● WHAT YOU ARE ASKED TO DO
Produce nothing but an exact copy of the lines from the one containing "Clone this chart in matplotlib." through the one containing "t.set_ha('right')", and do not carry over pictures.

● DATA SECTION
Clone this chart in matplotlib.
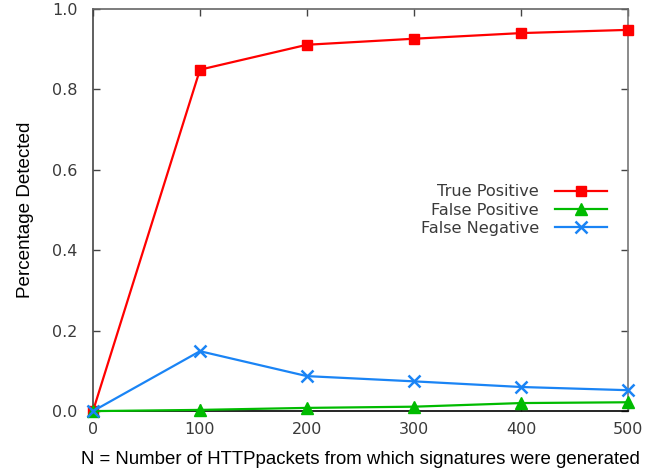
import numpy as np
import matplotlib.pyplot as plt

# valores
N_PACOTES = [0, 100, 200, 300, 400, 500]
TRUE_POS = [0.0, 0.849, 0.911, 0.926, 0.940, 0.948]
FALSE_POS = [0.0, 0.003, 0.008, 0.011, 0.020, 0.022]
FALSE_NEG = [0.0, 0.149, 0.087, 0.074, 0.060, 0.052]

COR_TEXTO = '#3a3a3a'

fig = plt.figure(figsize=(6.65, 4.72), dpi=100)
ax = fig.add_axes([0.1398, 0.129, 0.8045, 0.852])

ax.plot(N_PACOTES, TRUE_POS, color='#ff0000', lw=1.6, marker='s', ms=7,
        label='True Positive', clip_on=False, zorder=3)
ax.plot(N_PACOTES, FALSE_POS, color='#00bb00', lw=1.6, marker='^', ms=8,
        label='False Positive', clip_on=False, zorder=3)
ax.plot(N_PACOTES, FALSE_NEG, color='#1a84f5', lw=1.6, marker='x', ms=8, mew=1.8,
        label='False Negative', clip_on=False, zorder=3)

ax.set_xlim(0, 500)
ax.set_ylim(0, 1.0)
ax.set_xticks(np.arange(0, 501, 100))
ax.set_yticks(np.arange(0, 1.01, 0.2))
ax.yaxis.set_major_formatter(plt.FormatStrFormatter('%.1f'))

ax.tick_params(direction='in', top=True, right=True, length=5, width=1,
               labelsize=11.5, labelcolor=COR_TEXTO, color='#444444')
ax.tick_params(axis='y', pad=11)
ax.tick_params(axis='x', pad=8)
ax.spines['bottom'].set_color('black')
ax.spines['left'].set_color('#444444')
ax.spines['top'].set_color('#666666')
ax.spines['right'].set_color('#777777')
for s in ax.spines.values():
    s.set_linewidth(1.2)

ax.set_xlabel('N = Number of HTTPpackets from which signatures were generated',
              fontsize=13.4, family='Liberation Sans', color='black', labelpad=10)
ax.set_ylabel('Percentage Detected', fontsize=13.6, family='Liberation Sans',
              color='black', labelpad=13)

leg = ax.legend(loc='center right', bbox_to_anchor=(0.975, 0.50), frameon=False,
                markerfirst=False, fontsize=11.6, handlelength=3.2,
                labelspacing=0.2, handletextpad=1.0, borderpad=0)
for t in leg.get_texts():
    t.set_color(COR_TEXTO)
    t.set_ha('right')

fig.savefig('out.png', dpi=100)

--

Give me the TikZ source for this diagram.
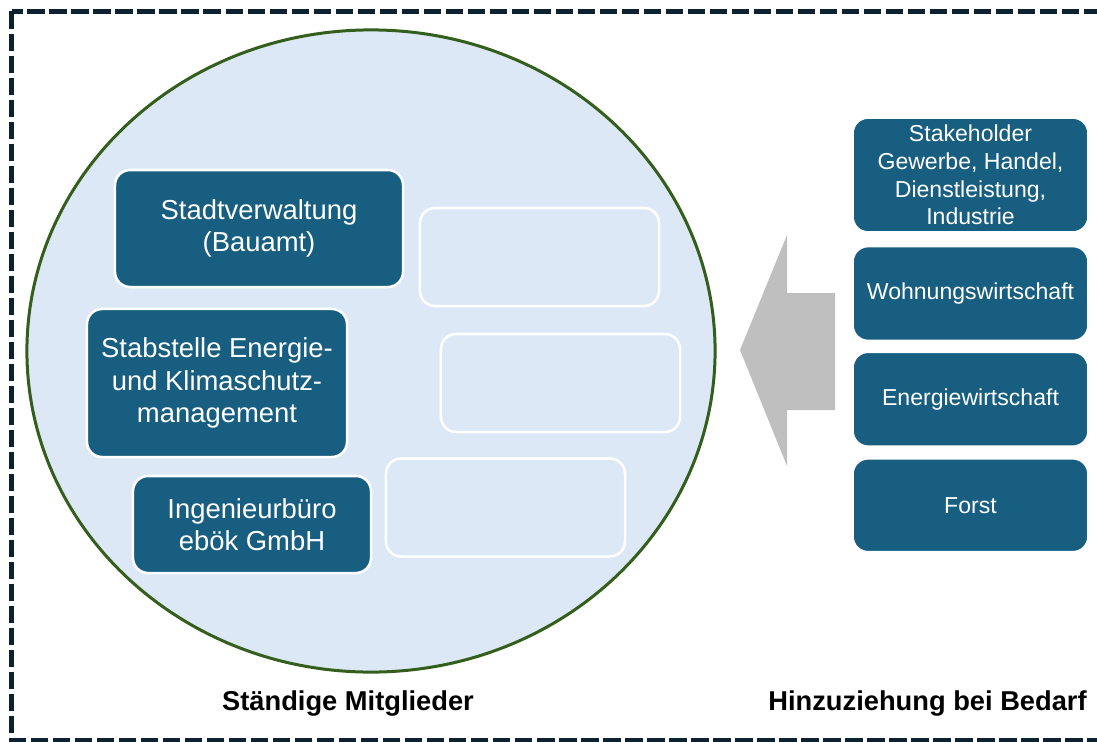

● ANSWER TO THIS TASK
Clone this chart in matplotlib.
import numpy as np
import matplotlib.pyplot as plt

# valores
N_PACOTES = [0, 100, 200, 300, 400, 500]
TRUE_POS = [0.0, 0.849, 0.911, 0.926, 0.940, 0.948]
FALSE_POS = [0.0, 0.003, 0.008, 0.011, 0.020, 0.022]
FALSE_NEG = [0.0, 0.149, 0.087, 0.074, 0.060, 0.052]

COR_TEXTO = '#3a3a3a'

fig = plt.figure(figsize=(6.65, 4.72), dpi=100)
ax = fig.add_axes([0.1398, 0.129, 0.8045, 0.852])

ax.plot(N_PACOTES, TRUE_POS, color='#ff0000', lw=1.6, marker='s', ms=7,
        label='True Positive', clip_on=False, zorder=3)
ax.plot(N_PACOTES, FALSE_POS, color='#00bb00', lw=1.6, marker='^', ms=8,
        label='False Positive', clip_on=False, zorder=3)
ax.plot(N_PACOTES, FALSE_NEG, color='#1a84f5', lw=1.6, marker='x', ms=8, mew=1.8,
        label='False Negative', clip_on=False, zorder=3)

ax.set_xlim(0, 500)
ax.set_ylim(0, 1.0)
ax.set_xticks(np.arange(0, 501, 100))
ax.set_yticks(np.arange(0, 1.01, 0.2))
ax.yaxis.set_major_formatter(plt.FormatStrFormatter('%.1f'))

ax.tick_params(direction='in', top=True, right=True, length=5, width=1,
               labelsize=11.5, labelcolor=COR_TEXTO, color='#444444')
ax.tick_params(axis='y', pad=11)
ax.tick_params(axis='x', pad=8)
ax.spines['bottom'].set_color('black')
ax.spines['left'].set_color('#444444')
ax.spines['top'].set_color('#666666')
ax.spines['right'].set_color('#777777')
for s in ax.spines.values():
    s.set_linewidth(1.2)

ax.set_xlabel('N = Number of HTTPpackets from which signatures were generated',
              fontsize=13.4, family='Liberation Sans', color='black', labelpad=10)
ax.set_ylabel('Percentage Detected', fontsize=13.6, family='Liberation Sans',
              color='black', labelpad=13)

leg = ax.legend(loc='center right', bbox_to_anchor=(0.975, 0.50), frameon=False,
                markerfirst=False, fontsize=11.6, handlelength=3.2,
                labelspacing=0.2, handletextpad=1.0, borderpad=0)
for t in leg.get_texts():
    t.set_color(COR_TEXTO)
    t.set_ha('right')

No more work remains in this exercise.